California Hill, Nebraska

A Path Climbed by Thousands of Westward Emigrants

This large hill, which became known as "California Hill," was climbed by thousands of emigrants heading west during the covered wagon migrations, 1841-1860.


Many emigrants were bound for Oregon. California became the destination of a majority of travelers after gold was discovered there in 1848. The most important crossing of the South Platte River during this period was south and a little east of here. After fording the river and ascending California Hill, the emigrants traveled northwesterly to the North Platte River via Ash Hollow. The terrain restricted the route wagons could take up the hill, causing deep ruts that are still visible about two-thirds of a mile north-northwest of this marker.
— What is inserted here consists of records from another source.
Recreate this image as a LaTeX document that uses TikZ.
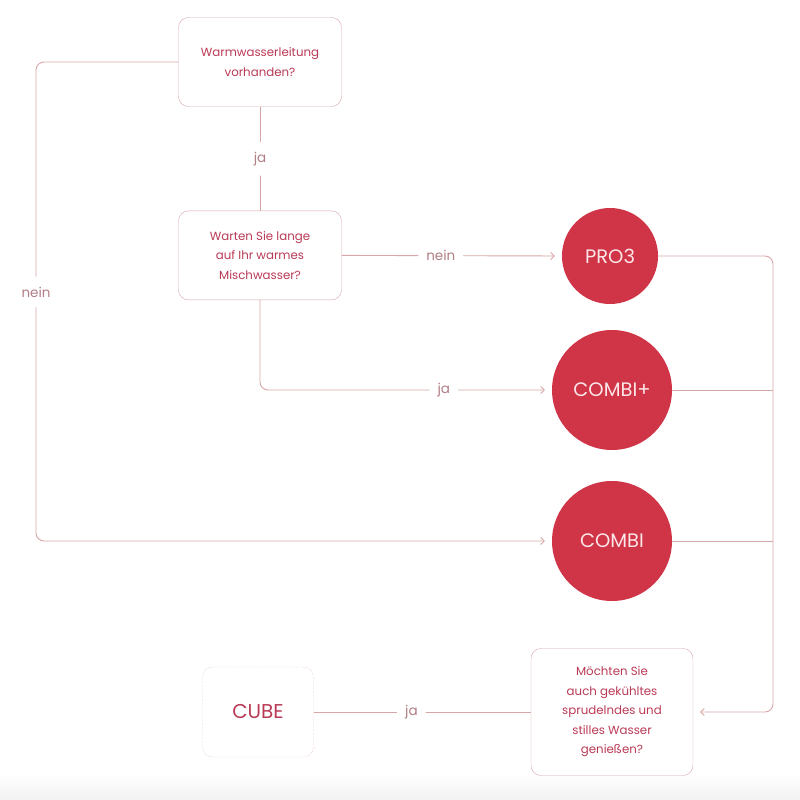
\documentclass[tikz,border=0pt]{standalone}
\usepackage{fontspec}
\setmainfont{Poppins}
\usetikzlibrary{shapes,arrows.meta,positioning}

\definecolor{textred}{HTML}{BA3A55}
\definecolor{circred}{HTML}{CF3447}
\definecolor{circtext}{HTML}{FCE6E8}
\definecolor{boxline}{HTML}{D6A6A8}
\definecolor{answertext}{HTML}{B07E85}

\tikzset{
    question/.style={draw=boxline, rectangle, rounded corners=10pt, fill=white, text=textred,
        minimum width=163pt, minimum height=89pt, align=center, font=\fontsize{11.8}{19.5}\selectfont},
    product/.style={circle, fill=circred, text=circtext, inner sep=0pt, font=\fontsize{19.5}{22}\selectfont},
    link/.style={draw=boxline, line width=0.9pt, rounded corners=8pt},
    tip/.style={-{Straight Barb[length=3.5pt,width=7pt]}, shorten >=7pt},
    answer/.style={fill=white, text=answertext, inner xsep=8pt, inner ysep=10pt, font=\fontsize{13.5}{15}\selectfont}
}

\begin{document}
\begin{tikzpicture}[x=1pt, y=-1pt]
        \useasboundingbox (0,0) rectangle (800,800);
        % faint strip at the bottom
        \shade[top color=white, bottom color=black!5] (0,772) rectangle (800,800);

        % Questions
        \node[question] (warm) at (260,62) {Warmwasserleitung\\vorhanden?};
        \node[question, below=104pt of warm] (wait) {Warten Sie lange\\auf Ihr warmes\\Mischwasser?};
        \node[question, minimum width=162pt, minimum height=127pt] (sparkle) at (612,712) {M\"ochten Sie\\auch gek\"uhltes\\sprudelndes und\\stilles Wasser\\genie\ss en?};

        % Products
        \node[product, minimum size=96pt] (pro3) at (610,256) {PRO3};
        \node[product, minimum size=120pt] (combiplus) at (612,390) {COMBI+};
        \node[product, minimum size=120pt] (combi) at (612,541) {COMBI};
        \node[draw=boxline, densely dotted, rectangle, rounded corners=10pt, fill=white, text=textred,
            minimum width=111pt, minimum height=90pt, font=\fontsize{20}{22}\selectfont] (cube) at (258,712) {CUBE};

        % Rails
        \coordinate (leftrail) at (36,0);
        \coordinate (rightrail) at (773,0);

        % Arrows
        \draw[link] (warm) -- node[answer] {ja} (wait);
        \draw[link, tip] (warm.west) -- (warm.west -| leftrail) |- node[answer, pos=0.24] {nein} (combi.west);
        \draw[link, tip] (wait.east) -- node[answer, pos=0.45] {nein} (pro3.west);
        \draw[link, tip] (wait.south) |- node[answer, pos=0.815] {ja} (combiplus.west);

        \draw[link, tip] (pro3.east) -- (pro3.east -| rightrail) |- (sparkle.east);
        \draw[link] (combiplus.east) -- (combiplus.east -| rightrail);
        \draw[link] (combi.east) -- (combi.east -| rightrail);

        \draw[link] (cube.east) -- node[answer, pos=0.45] {ja} (sparkle.west);
    \end{tikzpicture}
\end{document}
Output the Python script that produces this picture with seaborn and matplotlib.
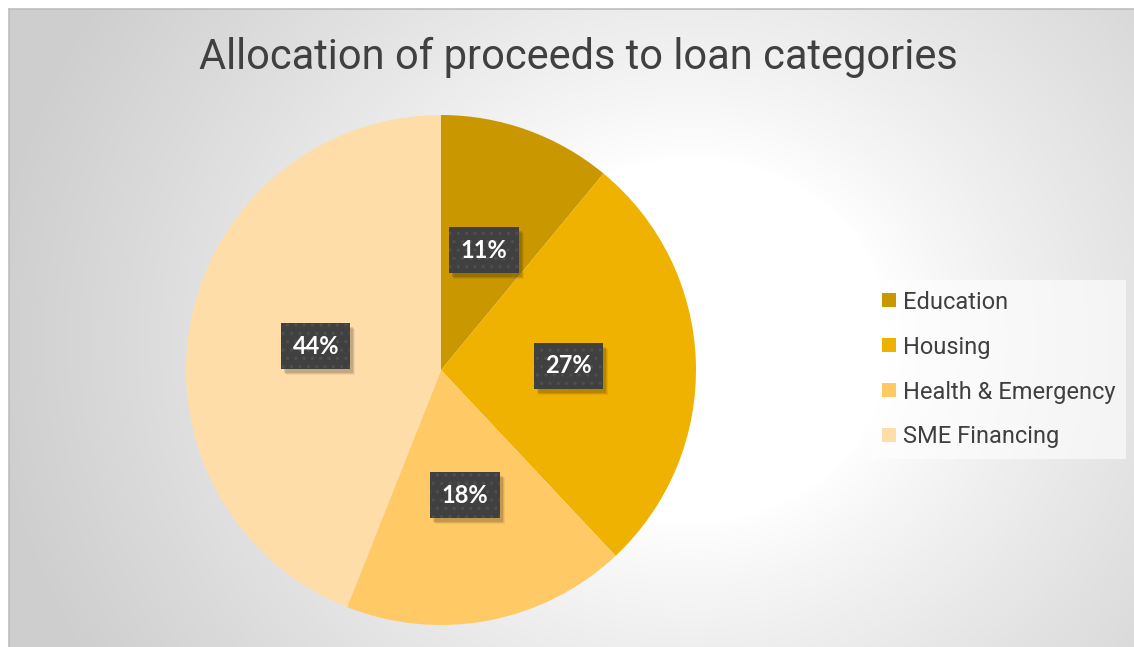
import numpy as np
import matplotlib
matplotlib.use('Agg')
import matplotlib.pyplot as plt
from matplotlib.patches import Rectangle
from matplotlib.transforms import IdentityTransform
from matplotlib.lines import Line2D
import seaborn as sns

# data
categories = ['Education', 'Housing', 'Health & Emergency', 'SME Financing']
shares = [11, 27, 18, 44]
colors = ['#C99700', '#EFB200', '#FFC966', '#FFDDA8']
title = 'Allocation of proceeds to loan categories'

sns.set_theme(style='white')
plt.rcParams['font.family'] = ['Roboto', 'DejaVu Sans']
plt.rcParams['hatch.linewidth'] = 1.2

W, H = 1134, 647
fig = plt.figure(figsize=(W / 100, H / 100), dpi=100, facecolor='white')

# background: radial grey gradient in the chart area
bg = fig.add_axes([9 / W, 0, 1 - 9 / W, 1 - 9 / H])
yy, xx = np.mgrid[9:H, 9:W]
d = np.hypot(xx - 690, (yy - 340) * 1.1)
t = np.clip((d - 200) / 500, 0, 1) ** 0.85
shade = 1 - 0.19 * t
img = np.dstack([shade, shade, shade])
bg.imshow(img, aspect='auto', interpolation='bilinear')
bg.set_xticks([])
bg.set_yticks([])
for s in ['right', 'bottom']:
    bg.spines[s].set_visible(False)
for s in ['left', 'top']:
    bg.spines[s].set_color('#bdbdbd')
    bg.spines[s].set_linewidth(1.2)

# pie
cx, cy, r = 441, 370, 255
ax = fig.add_axes([(cx - r) / W, (H - cy - r) / H, 2 * r / W, 2 * r / H])
ax.set_facecolor('none')
wedges, texts, autotexts = ax.pie(
    shares, colors=colors, startangle=90, counterclock=False,
    autopct='%1.0f%%', pctdistance=0.5, radius=1,
    wedgeprops=dict(linewidth=0),
    textprops=dict(color='white', zorder=5, fontsize=17, fontweight='bold',
                   family=['Lato', 'DejaVu Sans']))
ax.set_xlim(-1, 1)
ax.set_ylim(-1, 1)
ax.axis('off')

for at in autotexts:
    at.set_bbox(dict(boxstyle='square,pad=0.48', facecolor='#404040', edgecolor='#4e4e4e',
                     linewidth=0, hatch='..'))

# title
fig.text(578 / W, 1 - 57 / H, title, ha='center', va='center', fontsize=30, color='#404040')

# legend
handles = [Line2D([0], [0], marker='s', linestyle='none', markersize=9.5,
                  markerfacecolor=c, markeredgewidth=0) for c in colors]
leg = fig.legend(handles, categories, loc='upper left', bbox_to_anchor=(871 / W, 1 - 280 / H),
                 frameon=True, fancybox=False, framealpha=0.6, facecolor='white', edgecolor='none',
                 fontsize=17, labelcolor='#404040', handlelength=0.6, handletextpad=0.3,
                 labelspacing=0.93, borderpad=0.45, borderaxespad=0)

# soft drop shadow behind each label box
fig.canvas.draw()
for at in autotexts:
    bb = at.get_bbox_patch().get_window_extent()
    for k, a in [(5, 0.06), (4, 0.08), (3, 0.12)]:
        ax.add_patch(Rectangle((bb.x0 + k, bb.y0 - k - 1), bb.width, bb.height,
                               transform=IdentityTransform(), facecolor='black',
                               alpha=a, linewidth=0, zorder=4))

fig.savefig('out.png', dpi=100)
California Hill and the marker were gifts to the Oregon-California Trails Association by Malcolm E. Smith, Jr. in memory of Irene D. Paden who dedicated much of her life to retracing and writing about the Oregon and California Trails. The acquisition was facilitated by the generous cooperation of Ivor D. and Carol A. Dilky, the Farmers Home Administration and the Adams Bank and Trust.


      Open to the public: West of Brule, Keith County, Nebraska. SW Corner, Sec. 14, T13N, R41W. The marker is located on the north side of U.S. 30, approximately 4.5 miles west of Brule, Nebraska.